White bean and smoked bacon soup

This is one of my winter staples. Heart-warming soup works both as a main course for a simple dinner or a starter to a bigger evening meal.

Ingredients:
250g dried cannellini, haricot or butter beans (I normally use waitrose canned cannellini or butter beans, which work perfectly)
6 cloves (I used as many as necessary to turn one onion into a hedgehog)
2 onions
handful of parsley stalks
8-12 black peppercorns
1-2 bay leaves
3 tbsp olive oil
1-2 stick celery diced
2 carrots diced
200g piece smoked bacon cubed (I use about 4 smoked bacon rashers from my local butchers or a packet of pancetta/lardons)
1 litre chicken stock or ham stock (when in a hurry I use knorr chicken cubes, no MSG or preservatives)
150ml single cream
chopped parsley to garnish
Go easy with the seasoning – the bacon means you shouldn’t need salt at all.

Put the beans into a large pan and cover with 1 litre water.
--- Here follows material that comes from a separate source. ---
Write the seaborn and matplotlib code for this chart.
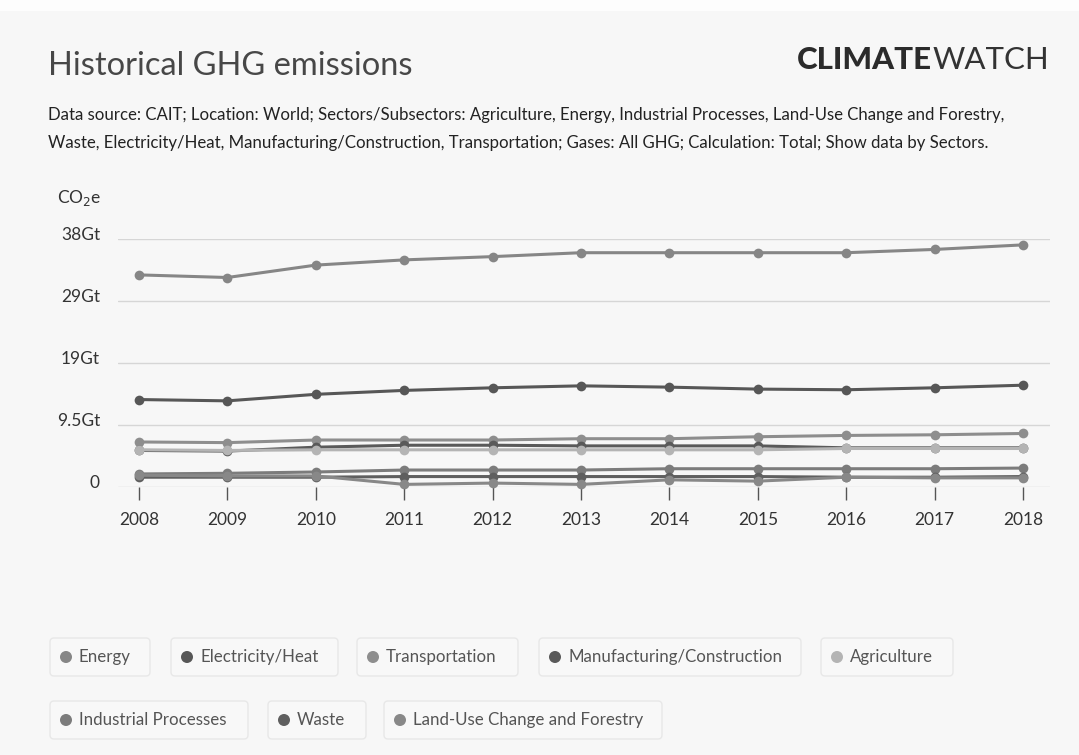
import matplotlib
matplotlib.use("Agg")
import matplotlib.pyplot as plt
from matplotlib.patches import FancyBboxPatch, Rectangle, Circle
from matplotlib.transforms import IdentityTransform, ScaledTranslation
import seaborn as sns
import pandas as pd

# data (Gt CO2e)
years = list(range(2008, 2019))
sectors = ["Energy", "Electricity/Heat", "Transportation", "Manufacturing/Construction",
           "Agriculture", "Industrial Processes", "Waste", "Land-Use Change and Forestry"]
energy = [32.5, 32.1, 34.0, 34.8, 35.3, 35.9, 35.9, 35.9, 35.9, 36.4, 37.1]
electricity = [13.4, 13.2, 14.2, 14.8, 15.2, 15.5, 15.3, 15.0, 14.9, 15.2, 15.6]
transport = [6.9, 6.8, 7.2, 7.2, 7.2, 7.4, 7.4, 7.7, 7.9, 8.0, 8.2]
manufacturing = [5.6, 5.5, 6.1, 6.4, 6.4, 6.3, 6.3, 6.3, 6.0, 6.0, 6.0]
agriculture = [5.7, 5.6, 5.7, 5.7, 5.7, 5.7, 5.7, 5.7, 5.9, 5.9, 5.9]
industrial = [2.0, 2.1, 2.3, 2.6, 2.6, 2.6, 2.8, 2.8, 2.8, 2.8, 2.9]
waste = [1.5, 1.5, 1.5, 1.6, 1.6, 1.6, 1.6, 1.6, 1.5, 1.5, 1.6]
lucf = [1.8, 1.7, 1.7, 0.4, 0.6, 0.4, 1.1, 0.9, 1.5, 1.4, 1.4]

colors = ["#868686", "#575757", "#8e8e8e", "#5a5a5a",
          "#b4b4b4", "#7c7c7c", "#5f5f5f", "#888888"]

ytick_vals = [0, 9.5, 19, 28.5, 38]
ytick_labels = ["0", "9.5Gt", "19Gt", "29Gt", "38Gt"]

series = [energy, electricity, transport, manufacturing, agriculture, industrial, waste, lucf]
df = pd.DataFrame([
    {"year": y, "sector": s, "value": v}
    for s, vals in zip(sectors, series) for y, v in zip(years, vals)
])
palette = dict(zip(sectors, colors))

sns.set_theme(style="white")
plt.rcParams["font.family"] = ["Lato", "DejaVu Sans"]

W, H = 1079, 755
fig = plt.figure(figsize=(W / 100, H / 100), dpi=100)
fig.patch.set_facecolor("#f7f7f7")

def px(x, y):
    return x / W, 1 - y / H

# faded strip at the very top
fig.add_artist(Rectangle((0, H - 11), W, 11, transform=IdentityTransform(),
                         facecolor="#fdfdfd", edgecolor="none"))

# axes placed by pixels: 118..1050 wide, 239..487 tall
ax = fig.add_axes([118 / W, 1 - 487 / H, (1050 - 118) / W, (487 - 239) / H])
ax.set_facecolor("#f7f7f7")

sns.lineplot(data=df, x="year", y="value", hue="sector", hue_order=sectors,
             palette=palette, marker="o", markersize=7, markeredgewidth=0,
             linewidth=2.2, ax=ax, legend=False, clip_on=False)

ax.set_xlim(2008 - 21 / 88.4, 2018 + 27 / 88.4)
ax.set_ylim(0, 38)
ax.set_yticks(ytick_vals)
ax.set_yticklabels(ytick_labels)
ax.set_xticks(years)
ax.set_xticklabels([str(y) for y in years])
ax.set_xlabel("")
ax.set_ylabel("")
for sp in ax.spines.values():
    sp.set_visible(False)
ax.yaxis.grid(True, color="#d6d6d6", linewidth=1)
ax.set_axisbelow(True)
ax.tick_params(axis="y", left=False, length=0, pad=13, labelsize=12.5, labelcolor="#333333")
ax.tick_params(axis="x", bottom=True, length=9, width=1, color="#555555", direction="out",
               pad=9, labelsize=12.5, labelcolor="#333333")
# y labels sit a little above their gridlines
lift = ScaledTranslation(0, 6 / 100, fig.dpi_scale_trans)
for lab in ax.get_yticklabels():
    lab.set_transform(lab.get_transform() + lift)

# header
fig.text(*px(48, 66), "Historical GHG emissions", fontsize=23.5, fontweight="normal",
         color="#474747", va="center", ha="left")
t = fig.text(*px(797, 60), "CLIMATE", fontsize=22.5, fontweight="black",
             color="#2b2b2b", va="center", ha="left")
fig.canvas.draw()
bb = t.get_window_extent()
fig.text(bb.x1 / W, 1 - 60 / H, "WATCH", fontsize=22.5, fontweight="normal",
         color="#333333", va="center", ha="left")

sub1 = ("Data source: CAIT; Location: World; Sectors/Subsectors: Agriculture, Energy, "
        "Industrial Processes, Land-Use Change and Forestry,")
sub2 = ("Waste, Electricity/Heat, Manufacturing/Construction, Transportation; "
        "Gases: All GHG; Calculation: Total; Show data by Sectors.")
fig.text(*px(48, 115), sub1, fontsize=12.1, color="#222222", va="center", ha="left")
fig.text(*px(48, 143), sub2, fontsize=12.1, color="#222222", va="center", ha="left")
fig.text(*px(57, 198), "CO$_2$e", fontsize=12.5, color="#333333", va="center", ha="left")

# legend chips
chips = [(50, 150, 657), (171, 338, 657), (357, 518, 657), (539, 801, 657), (821, 953, 657),
         (50, 248, 720), (268, 366, 720), (384, 662, 720)]
for (x0, x1, yc), name, col in zip(chips, sectors, colors):
    fig.add_artist(FancyBboxPatch((x0, H - yc - 19), x1 - x0, 38,
                                  boxstyle="round,pad=0,rounding_size=4",
                                  transform=IdentityTransform(), facecolor="#f8f8f8",
                                  edgecolor="#e8e8e8", linewidth=1))
    fig.add_artist(Circle((x0 + 16, H - yc), 6, transform=IdentityTransform(),
                          facecolor=col, edgecolor="none"))
    fig.text((x0 + 29) / W, 1 - yc / H, name, fontsize=12.2, color="#555555",
             va="center", ha="left")

fig.savefig("out.png", dpi=100, facecolor=fig.get_facecolor())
Stick the cloves into one of the oinions and add it to the pan along with the parsley stalks, peppercorns and bay. Bring to the boil, skim off any scum, then partly cover. Turn down to a simmer and cook for an hour, with the lid on. Drain the beans and discard the onion, bay and parsley stalks.
Chop the other onion finely. Heat the olive oil in a large pan and add the onion, celery, carrot and bacon (keep back some of the bacon to fry for a garnish).
Cook gently until golden. Add the beans and stock. Bring to the boil, then turn down and simmer for 25-30 minutes. The beans should collapse completely – press them with the back of a wooden spoon to help them along. Add the cream (if using), season with pepper and taste. Quickly dry-fry the rest of the bacon, divide it between each serving of soup and scatter with parsley.

Note: I used coriander instead of parsley on occasion and it works well too. Different stock also affects the flavour, I found that using my own chicken stock makes for a creamier, less pronounced taste compared to the knorr chicken stock cubes.